Some of the earliest music from groundbreaking French drummer Jacques Thollot – and proof that right at the start, he was already in a unique space that was all his own! His first release, released on the Futura Records in 1971, is called "Quand Le Son Devient Aigu, Jeter La Giraffe A La Mer"; it is a splendid example of spacey-like, fragile and imaginative compositional style fusing jazz, electronic experiments, culminating in a blissful listening experience and it has earned Thollot the place in the NWW list. "There are records that stimulate curiosity to the extreme, records that make you want to dissolve yourself into the intense and beautiful surprise this music will bring. It is undeniable to the delighted ear that this exhumed document contains all the assets of the historical output, of the record that one would dream of waiting for long if one had known it existed. This rough edit, done within urgency by Jacques Thollot, testifies of a unique experience: the concert of Intra Musique at the Faculty of Law in Paris, an uncertain evening of 1969.
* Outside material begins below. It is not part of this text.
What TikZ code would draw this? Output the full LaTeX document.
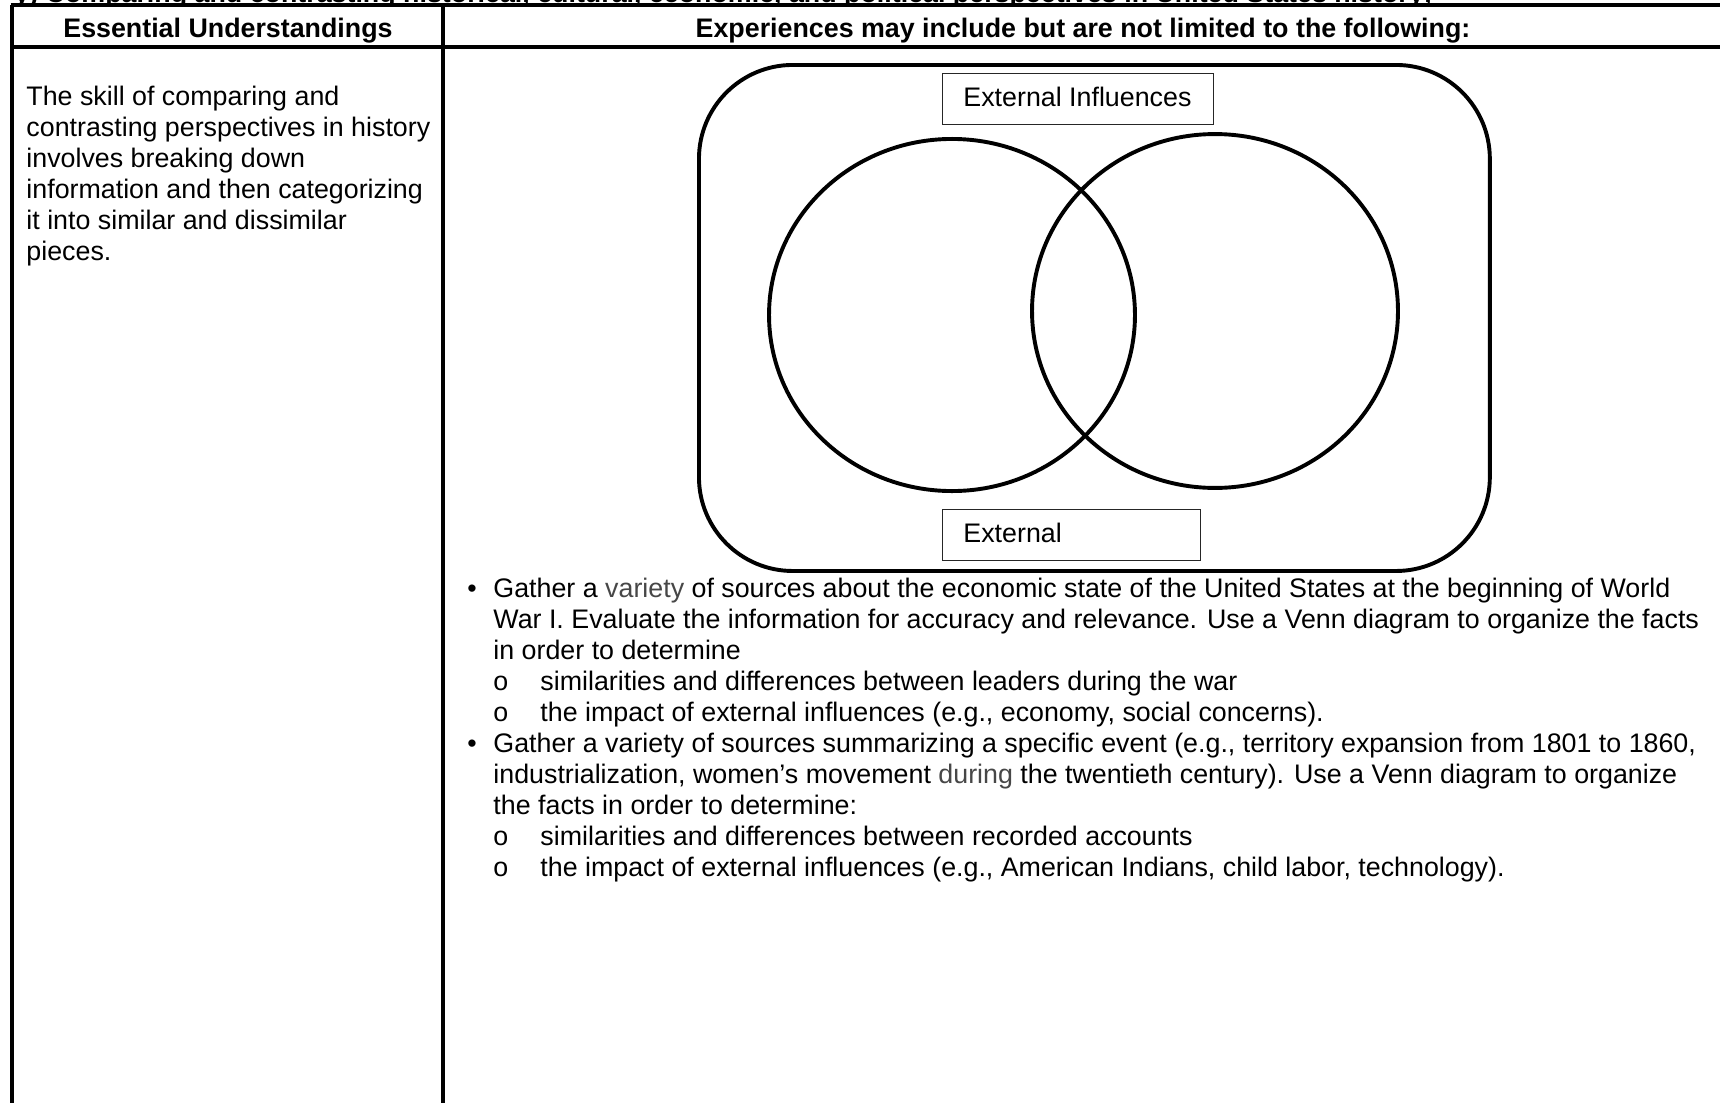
\documentclass[tikz,border=0pt]{standalone}
\usepackage{fontspec}
\setmainfont{Liberation Sans}
\usetikzlibrary{shapes.geometric}
\begin{document}
\begin{tikzpicture}[x=0.4476pt,y=-0.4476pt,
  tbl/.style={line width=1.35pt},
  venn/.style={line width=1.75pt},
  lblbox/.style={draw=black!85,line width=0.5pt,inner sep=0pt,anchor=north west},
  txt/.style={anchor=base west,inner sep=0pt,font=\fontsize{12}{13.8}\selectfont},
  hdr/.style={anchor=base,inner sep=0pt,font=\fontsize{12}{13.8}\selectfont\bfseries},
  ring/.style={ellipse,draw,venn,inner sep=0pt}]
\useasboundingbox (0,0) rectangle (1720,1103);
\fill[white] (0,0) rectangle (1720,1103);

% cut-off heading above the table
\begin{scope}
\clip (0,0) rectangle (1720,4);
\node[anchor=base west,inner sep=0pt,font=\fontsize{12}{13.8}\selectfont\bfseries] (cut) at (14,2.5)
  {y) Comparing and contrasting historical, cultural, economic, and political perspectives in United States history;};
\end{scope}

% table frame
\coordinate (tl) at (12,5);
\coordinate (tr) at (1720,5);
\coordinate (hl) at (12,47);
\coordinate (hr) at (1720,47);
\coordinate (dt) at (443,5);
\coordinate (lb) at (12,1103);
\coordinate (db) at (443,1103);
\draw[tbl] ([xshift=-0.6pt]tl) -- (tr);
\draw[tbl] (hl) -- (hr);
\draw[tbl] (tl) -- (lb);
\draw[tbl] (dt) -- (db);

% headers
\node[hdr] (h1) at (228,37.5) {Essential Understandings};
\node[hdr] (h2) at (1083,37.5) {Experiences may include but are not limited to the following:};

% left column text
\node[txt] (l1) at (26,105.5) {The skill of comparing and};
\node[txt] (l2) at (26,136.5) {contrasting perspectives in history};
\node[txt] (l3) at (26,167.5) {involves breaking down};
\node[txt] (l4) at (26,198.5) {information and then categorizing};
\node[txt] (l5) at (26,229.5) {it into similar and dissimilar};
\node[txt] (l6) at (26,260.5) {pieces.};

% Venn diagram
\node[draw,venn,rounded corners=42pt,anchor=north west,inner sep=0pt,
  minimum width=354pt,minimum height=226.5pt] (frame) at (697,63) {};
\node[ring,minimum width=163.8pt,minimum height=157.6pt] (L) at (952,315) {};
\node[ring,minimum width=163.8pt,minimum height=158.4pt] (R) at (1215,311) {};
\node[lblbox,minimum width=121.3pt,minimum height=22.8pt] (box1) at (942,73) {};
\node[txt] (t1) at (963,106) {External Influences};
\node[lblbox,minimum width=115.5pt,minimum height=22.8pt] (box2) at (942,509) {};
\node[txt] (t2) at (963,542) {External};

% bullet list
\node[txt] (p1) at (467,597) {•};
\node[txt] (b1) at (493,597) {Gather a \textcolor{black!72}{variety} of sources about the economic state of the United States at the beginning of World};
\node[txt] (b2) at (493,628.1) {War I. Evaluate the information for accuracy and relevance. Use a Venn diagram to organize the facts};
\node[txt] (b3) at (493,659.2) {in order to determine};
\node[txt] (o1) at (493,690.3) {o};
\node[txt] (b4) at (540,690.3) {similarities and differences between leaders during the war};
\node[txt] (o2) at (493,721.4) {o};
\node[txt] (b5) at (540,721.4) {the impact of external influences (e.g., economy, social concerns).};
\node[txt] (p2) at (467,752.5) {•};
\node[txt] (b6) at (493,752.5) {Gather a variety of sources summarizing a specific event (e.g., territory expansion from 1801 to 1860,};
\node[txt] (b7) at (493,783.6) {industrialization, women’s movement \textcolor{black!72}{during} the twentieth century). Use a Venn diagram to organize};
\node[txt] (b8) at (493,814.7) {the facts in order to determine:};
\node[txt] (o3) at (493,845.8) {o};
\node[txt] (b9) at (540,845.8) {similarities and differences between recorded accounts};
\node[txt] (o4) at (493,876.9) {o};
\node[txt] (b10) at (540,876.9) {the impact of external influences (e.g., American Indians, child labor, technology).};
\end{tikzpicture}
\end{document}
The devastating gab of the two acolytes Jacques Thollot and Eddie Gaumont made the concert take place, on the ploughed earth of May 68, in the same faculty where so much was discussed and thanks to the success of the previous concerts of the association of students that allowed the risk of hiring the thundering dream team.
Unique because there will never be another replica of what Jacques Thollot called "a movement”, involving Michel Portal (tenor sax), Mimi Lorenzini (guitar), the rare Daniel Laloux (tambour), Jacques Thollot (drums and tapes of recorded experiments, those that will build the skeleton of the magnificent “Quand le son devient aigu jeter la girafe à la mer” LP on Futura), and Eddie Gaumont (guitar / piano), the instigators of this journey. Captain Eddie Gaumont will capsize shortly after, sunk by a too intensely dark life; sad coda putting an end to the project.
Let us add the undeniable whirling of the mentors' and companions' spirits of Jacques Thollot, such Don Cherry, Steve Lacy, Bernard Vitet and Jean-François Jenny Clark, and we fail a little further at attempting to describe this succession of precious moments: that oblique spiritual-jazz, that other staggering ballad or that primitive fever of essential nervous flights, that almost psychedelic proto rock; alternations of radical free music to those magnificently classic, overwhelming achievements.
Jacques Thollot is not just one of the greatest abandoned jazz composers: he is the one who abandons himself to all its forms.
Edition of 350 copies in full-color gatefold sleeve, co-produced with Jac Berrocal historical d’Avantage label (whose catalogue includes Michel Potage “Occupé” LP, also co-produced with alga marghen).